But we can also do something cool, which is to make a dictionary with the lists as values, where the keys will be the column names. Let's create the dictionary first, using the lists we have defined above: 

In [None]:
tech_companies_dictionary = {
    'company': ["Google", "Microsoft", "Facebook", "Apple"],
    'founder_name': ["Larry", "Bill", "Mark", "Steve"],
    'founder_surname': ["Page", "Gates", "Zuckerberg", "Jobs"],
}

This is super readable, right? 

In [None]:
tech_companies_dictionary

Now we can simply pass this to a Pandas DataFrame: 

In [None]:
df6 = pd.DataFrame(tech_companies_dictionary)

In [None]:
df6

By passing a dictionary as input to the creation of the dataframe, the dataframe is now able to use the key of the dictionary as the name of the column and present the data along a column, instead of along a row. This is becoming closer to how information is usually presented.

----

# Putting it all together 

Let's do the same thing again, using everything we've learned so far:  

In [None]:
# Let's say we have these lists somewhere on our computer: 
founder_names = ["Larry", "Bill", "Mark", "Steve", "Larry", "Reed"]
founder_surnames = ["Page", "Gates", "Zuckerberg", "Jobs", "Ellison", "Hastings"]
company = ["Google", "Microsoft", "Facebook", "Apple", "Oracle", "Netflix"]
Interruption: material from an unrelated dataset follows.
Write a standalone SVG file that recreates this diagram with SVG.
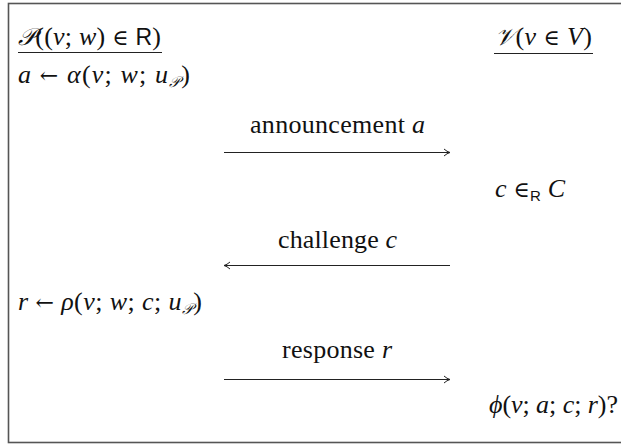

Let's make some Series, using the company name as index: 

In [None]:
series_of_founder_names = pd.Series(data=founder_names, # <-- data 
                                    index=company)      # <-- index 

In [None]:
series_of_founder_names

Same thing, this time for surnames: 

In [None]:
series_of_founder_surnames = pd.Series(data=founder_surnames, # <-- different data
                                    index=company)        # <-- same index 

In [None]:
series_of_founder_surnames

Now with these two Series we can create a dataframe! Pandas will notice that they have the same index, and will give the DataFrame that index: 

In [None]:
df7 = pd.DataFrame({'founder_name': series_of_founder_names,  
                    'founder_surname': series_of_founder_surnames})

In [None]:
df7

By passing series (in this case sharing the index) as values of a dictionary, the model is able to use the key value as column name and the index as the row name. The column and index(row) are also acessible, as will be shown below.

### What if my data isn't a Pandas Series?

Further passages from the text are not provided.